Prep Time 10 minutes
Cook Time 20 minutes
Total Time 30 minutes
Servings: 4 servings
Course: Appetizer, Main Course
Cuisine: American, Fusion
Calories: 390

Ingredients
  

For the Salmon
  • 1 lb fresh salmon (skinless and cut into bite-sized cubes)
  • 1 tsp garlic powder
  • 1 tsp smoked paprika
  • ½ tsp salt
  • ½ tsp black pepper
  • 1 cup panko breadcrumbs
  • 1 tbsp olive oil or spray for crisping
For the Bang Bang Sauce
  • ½ cup mayonnaise
  • 2 tbsp sweet chili sauce
  • 1 tbsp sriracha (adjust to spice level) adjust to taste
  • 1 tsp honey (optional) for extra sweetness, optional
  • Juice of ½ lime juice of ½ lime
For Assembly
  • 2 cups cooked jasmine rice or cauliflower rice for a low-carb version, use cauliflower rice
  • 1 cup shredded purple cabbage
  • 1 whole avocado (sliced)
  • ½ cup shredded carrots
  • 2 whole green onions (sliced)
  • Fresh cilantro and sesame seeds for garnish

Method
 

Preheat Oven or Air Fryer
  1. Preheat oven to 425°F (220°C) and line a baking sheet with parchment, or preheat your air fryer to 400°F (200°C).
Season the Salmon
  1. Pat salmon cubes dry.
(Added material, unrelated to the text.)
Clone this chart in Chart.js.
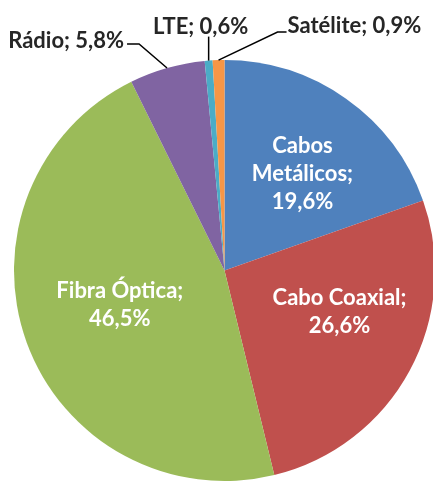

Toss them gently with garlic powder, smoked paprika, salt, and black pepper so each piece is evenly coated.
Coat in Breadcrumbs
  1. Place panko breadcrumbs in a shallow dish. Lightly brush or spray salmon cubes with olive oil (or toss briefly in a tablespoon of oil), then press each cube into the panko so they’re evenly coated.
Bake or Air-Fry
  1. For oven: Arrange bites on the prepared baking sheet and bake 10–12 minutes, flipping halfway, until golden and cooked through.
  2. For air fryer: Place in a single layer (you may need batches) and air-fry 7–9 minutes, shaking once, until crisp and cooked to your liking.
Make the Bang Bang Sauce
  1. Whisk together mayonnaise, sweet chili sauce, sriracha, honey (if using), and lime juice until smooth. Taste and adjust heat or sweetness.
Assemble the Bowls
  1. Divide cooked jasmine rice between bowls. Top with shredded cabbage, carrots, avocado slices, and green onions.
  2. Add the crispy salmon bites and drizzle with bang bang sauce. Garnish with cilantro and sesame seeds.

Notes

Serve hot over jasmine rice or cauliflower rice as a bowl, or arrange on a platter with toothpicks as an appetizer. Add extra lime wedges and more sauce on the side for guests who like extra heat. For best texture, refrigerate components separately for up to 2–3 days.